The sages often questioned the nature of the self. Not to create philosophy, but to expose confusion. What are you without your role? Without your title? Without your achievements? The Sun in the 6th house rarely asks these questions voluntarily. It remains occupied with performance. There is always another task. Another expectation. Another standard to meet.

Life does not insist upon this.

Life is indifferent.

The deadline arrives. The task is completed. The next task appears. The cycle continues. Reality grants no final certificate for being useful. No permanent reward for being productive. The mind imagines a future moment when effort will finally produce lasting satisfaction. Reality remains silent on the matter.

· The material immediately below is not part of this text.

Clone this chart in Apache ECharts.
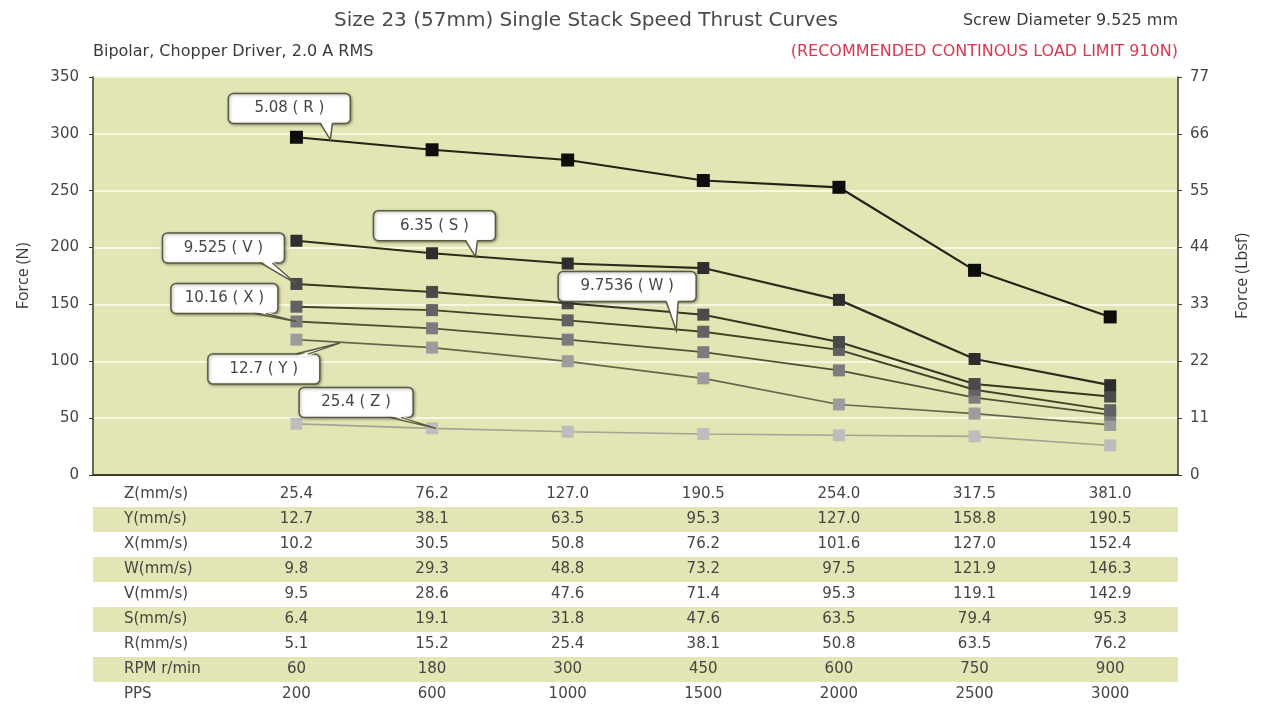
<!DOCTYPE html>
<html>
<head>
<meta charset="utf-8">
<title>Size 23 Speed Thrust Curves</title>
<script src="https://cdn.jsdelivr.net/npm/echarts@6/dist/echarts.min.js"></script>
<style>
  html, body { margin: 0; padding: 0; background: #fff; }
  #chart { width: 1267px; height: 707px; }
</style>
</head>
<body>
<div id="chart"></div>
<script>
// speeds of each lead (table rows), one value per column
const zSpeed = ['25.4', '76.2', '127.0', '190.5', '254.0', '317.5', '381.0'];
const ySpeed = ['12.7', '38.1', '63.5', '95.3', '127.0', '158.8', '190.5'];
const xSpeed = ['10.2', '30.5', '50.8', '76.2', '101.6', '127.0', '152.4'];
const wSpeed = ['9.8', '29.3', '48.8', '73.2', '97.5', '121.9', '146.3'];
const vSpeed = ['9.5', '28.6', '47.6', '71.4', '95.3', '119.1', '142.9'];
const sSpeed = ['6.4', '19.1', '31.8', '47.6', '63.5', '79.4', '95.3'];
const rSpeed = ['5.1', '15.2', '25.4', '38.1', '50.8', '63.5', '76.2'];
const rpm = ['60', '180', '300', '450', '600', '750', '900'];
const pps = ['200', '600', '1000', '1500', '2000', '2500', '3000'];
const rowLabels = ['Z(mm/s)', 'Y(mm/s)', 'X(mm/s)', 'W(mm/s)', 'V(mm/s)', 'S(mm/s)', 'R(mm/s)', 'RPM r/min', 'PPS'];

// thrust (N) per lead
const rForce = [297, 286, 277, 259, 253, 180, 139];
const sForce = [206, 195, 186, 182, 154, 102, 79];
const vForce = [168, 161, 151, 141, 117, 80, 69];
const wForce = [148, 145, 136, 126, 110, 75, 57];
const xForce = [135, 129, 119, 108, 92, 68, 53];
const yForce = [119, 112, 100, 85, 62, 54, 44];
const zForce = [45, 41, 38, 36, 35, 34, 26];

// callouts: text and where the pointer touches (column index, N)
const calloutTexts = ['5.08 ( R )', '6.35 ( S )', '9.525 ( V )', '10.16 ( X )', '9.7536 ( W )', '12.7 ( Y )', '25.4 ( Z )'];
const calloutTips = [[1.25, 295], [2.32, 192], [1.0, 168], [1.0, 135], [3.8, 127], [1.32, 116], [2.03, 41]];

const leftTicks = [0, 50, 100, 150, 200, 250, 300, 350];
const rightTicks = [0, 11, 22, 33, 44, 55, 66, 77];

// ---- styling (kept apart from the data) ----
const FONT = '"DejaVu Sans", "Open Sans", sans-serif';
const NAMEFONT = '"Open Sans", "Noto Sans", sans-serif';
const BG = '#e3e6b4';
const AXIS = '#3b3b28';
const TXT = '#454545';
const calloutBox = [
  [-41, -31, 122], [-41, -31, 122], [-73, -36, 122], [-72, -23, 107],
  [-49, -44, 138], [-76, 26, 112], [-80, -26, 114]
];
const seriesStyle = [
  { name: 'Z', data: zForce, sym: '#bdbdbd', line: '#a3a396', w: 1.6, size: 12 },
  { name: 'Y', data: yForce, sym: '#9c9c9c', line: '#66664f', w: 1.7, size: 12 },
  { name: 'X', data: xForce, sym: '#7c7c7c', line: '#515139', w: 1.8, size: 12 },
  { name: 'W', data: wForce, sym: '#626262', line: '#42422a', w: 1.9, size: 12 },
  { name: 'V', data: vForce, sym: '#4a4a4a', line: '#363622', w: 2, size: 12 },
  { name: 'S', data: sForce, sym: '#2e2e2e', line: '#2c2c1c', w: 2.2, size: 12 },
  { name: 'R', data: rForce, sym: '#0d0d0d', line: '#222216', w: 2.2, size: 13 }
];

const categories = [''].concat(zSpeed);
const tableRows = [zSpeed, ySpeed, xSpeed, wSpeed, vSpeed, sSpeed, rSpeed, rpm, pps];
const tableData = [];
tableRows.forEach((row, r) => row.forEach((v, c) => tableData.push([c + 1, r, v])));

const lineSeries = seriesStyle.map(s => ({
  name: s.name,
  type: 'line',
  xAxisIndex: 0,
  yAxisIndex: 0,
  data: [null].concat(s.data),
  symbol: 'rect',
  symbolSize: s.size,
  showAllSymbol: true,
  lineStyle: { color: s.line, width: s.w },
  itemStyle: { color: s.sym, borderWidth: 0 },
  emphasis: { disabled: true },
  animation: false,
  z: 3
}));

const calloutSeries = {
  type: 'custom',
  xAxisIndex: 2,
  yAxisIndex: 0,
  data: calloutTips,
  z: 10,
  animation: false,
  renderItem(params, api) {
    const i = params.dataIndex;
    const tip = api.coord([api.value(0), api.value(1)]);
    const [dx, dy, w] = calloutBox[i];
    const h = 30;
    const cx = tip[0] + dx, cy = tip[1] + dy;
    const x0 = cx - w / 2, y0 = cy - h / 2;
    const by = dy < 0 ? y0 + h : y0;
    const inset = dy < 0 ? -2 : 2;
    const bx = Math.min(Math.max(tip[0] - 10, x0 + 12), x0 + w - 24);
    const b1 = [bx, by], b2 = [bx + 12, by];
    return {
      type: 'group',
      children: [
        { type: 'rect', shape: { x: x0, y: y0, width: w, height: h, r: 5 },
          style: { fill: '#fff', stroke: '#5a5a40', lineWidth: 1.5,
                   shadowBlur: 3, shadowColor: 'rgba(0,0,0,0.35)', shadowOffsetX: 1, shadowOffsetY: 1 } },
        { type: 'polygon', shape: { points: [[b1[0], by + inset], tip, [b2[0], by + inset]] },
          style: { fill: '#fff' } },
        { type: 'polyline', shape: { points: [b1, tip, b2] },
          style: { stroke: '#5a5a40', lineWidth: 1.5, fill: null } },
        { type: 'text', x: cx, y: cy,
          style: { text: calloutTexts[i], align: 'center', verticalAlign: 'middle',
                   fill: TXT, font: '15px ' + FONT } }
      ]
    };
  }
};

const option = {
  backgroundColor: '#fff',
  animation: false,
  textStyle: { fontFamily: FONT },
  graphic: [
    { type: 'text', x: 586, y: 21, style: { text: 'Size 23 (57mm) Single Stack Speed Thrust Curves',
      align: 'center', verticalAlign: 'middle', fill: '#4a4a4a', font: '20px ' + FONT } },
    { type: 'text', x: 1178, y: 21, style: { text: 'Screw Diameter 9.525 mm',
      align: 'right', verticalAlign: 'middle', fill: '#3a3a3a', font: '16px ' + FONT } },
    { type: 'text', x: 93, y: 52, style: { text: 'Bipolar, Chopper Driver, 2.0 A RMS',
      align: 'left', verticalAlign: 'middle', fill: '#3a3a3a', font: '16px ' + FONT } },
    { type: 'text', x: 1178, y: 52, style: { text: '(RECOMMENDED CONTINOUS LOAD LIMIT 910N)',
      align: 'right', verticalAlign: 'middle', fill: '#d9374f', font: '16px ' + FONT } }
  ],
  grid: [
    { left: 93, right: 89, top: 77, height: 398, show: true, backgroundColor: BG, borderWidth: 0 },
    { left: 93, right: 89, top: 482, height: 226 }
  ],
  xAxis: [
    {
      type: 'category', gridIndex: 0, data: categories, boundaryGap: true,
      axisLine: { onZero: false, lineStyle: { color: AXIS, width: 2 } },
      axisTick: { inside: true, length: 6, lineStyle: { color: AXIS, width: 2 } },
      axisLabel: { show: false },
      splitLine: { show: false }
    },
    {
      type: 'category', gridIndex: 1, data: categories, boundaryGap: true, show: false
    },
    {
      type: 'value', gridIndex: 0, min: -0.5, max: 7.5, show: false
    }
  ],
  yAxis: [
    {
      type: 'value', gridIndex: 0, min: 0, max: 350, interval: 50,
      name: 'Force (N)', nameLocation: 'middle', nameGap: 62, nameRotate: 90,
      nameTextStyle: { color: '#3a3a3a', fontSize: 16, fontFamily: NAMEFONT },
      axisLine: { show: true, onZero: false, lineStyle: { color: AXIS, width: 1.5 } },
      axisTick: { show: true, length: 4, lineStyle: { color: AXIS } },
      axisLabel: { color: TXT, fontSize: 15, margin: 14, fontFamily: FONT,
                   formatter: v => leftTicks.includes(v) ? String(v) : '' },
      splitLine: { show: true, lineStyle: { color: '#f6f8df', width: 2 } }
    },
    {
      type: 'value', gridIndex: 0, min: 0, max: 77, interval: 11, position: 'right',
      name: 'Force (Lbsf)', nameLocation: 'middle', nameGap: 56, nameRotate: 90,
      nameTextStyle: { color: '#3a3a3a', fontSize: 16, fontFamily: NAMEFONT },
      axisLine: { show: true, onZero: false, lineStyle: { color: AXIS, width: 1.5 } },
      axisTick: { show: true, length: 4, lineStyle: { color: AXIS } },
      axisLabel: { color: TXT, fontSize: 15, margin: 12, fontFamily: FONT,
                   formatter: v => rightTicks.includes(v) ? String(v) : '' },
      splitLine: { show: false }
    },
    {
      type: 'category', gridIndex: 1, data: rowLabels, inverse: true,
      axisLine: { show: false }, axisTick: { show: false },
      axisLabel: { inside: true, margin: 31, color: TXT, fontSize: 15, fontFamily: FONT },
      splitLine: { show: false },
      splitArea: { show: true, areaStyle: { color: ['rgba(255,255,255,0)', BG] } }
    }
  ],
  series: lineSeries.concat([
    calloutSeries,
    {
      type: 'scatter',
      xAxisIndex: 1,
      yAxisIndex: 2,
      data: tableData,
      symbolSize: 1,
      itemStyle: { color: 'rgba(0,0,0,0)', opacity: 1 },
      label: { show: true, position: 'inside', formatter: p => p.data[2],
               color: TXT, opacity: 1, fontSize: 15, fontFamily: FONT },
      emphasis: { disabled: true },
      animation: false
    }
  ])
};

const myChart = echarts.init(document.getElementById('chart'));
myChart.setOption(option);
window.addEventListener('resize', () => myChart.resize());
</script>
</body>
</html>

This is where hidden stress develops.

The pressure is often self-generated. Nobody may be demanding perfection. Nobody may be watching. Yet the individual continues evaluating themselves through output. Productivity becomes proof. Achievement becomes evidence. Rest begins to feel suspicious. Doing nothing feels uncomfortable because value has become linked to constant action.

The irony is difficult to miss. The person seeks respect through competence. Yet competence creates greater demands. The person seeks security through achievement. Yet achievement creates new expectations. Every solution quietly produces another obligation. The mind keeps chasing completion in a field designed around repetition.

The Upanishadic perspective would observe this without judgment. The problem is not work. The problem is identification. The hand performs an action. The mind declares, “This is who I am.” The task succeeds. The ego expands. The task fails. The ego contracts. In both cases, confusion remains.

The 6th house contains an overlooked lesson. Daily duties are necessary. They are not the self. Service is valuable. It is not identity. Success is useful. It is not essence. Yet many individuals with this placement spend years attempting to construct self-worth from things that naturally change.

Criticism then becomes painful. Not because criticism exists, but because identity has become attached to performance. Praise becomes addictive for the same reason. Both are given power they do not inherently possess.

The deeper question remains uncomplicated. Are you leading through purpose, or serving the demands of your own self-image? One creates quiet strength. The other creates endless pressure. One acts because action is necessary. The other acts because worth feels uncertain.

The Sun in the 6th house ultimately asks whether usefulness has become an attachment. Not attachment to success itself. Attachment to being needed. Attachment to being competent. Attachment to being indispensable. Reality offers no guarantees regarding any of these.

The work will continue. The responsibilities will continue. The expectations will continue. The question is whether the self must continue carrying them as proof of its own existence.

For what requires constant validation is rarely stable. And what is truly stable requires none.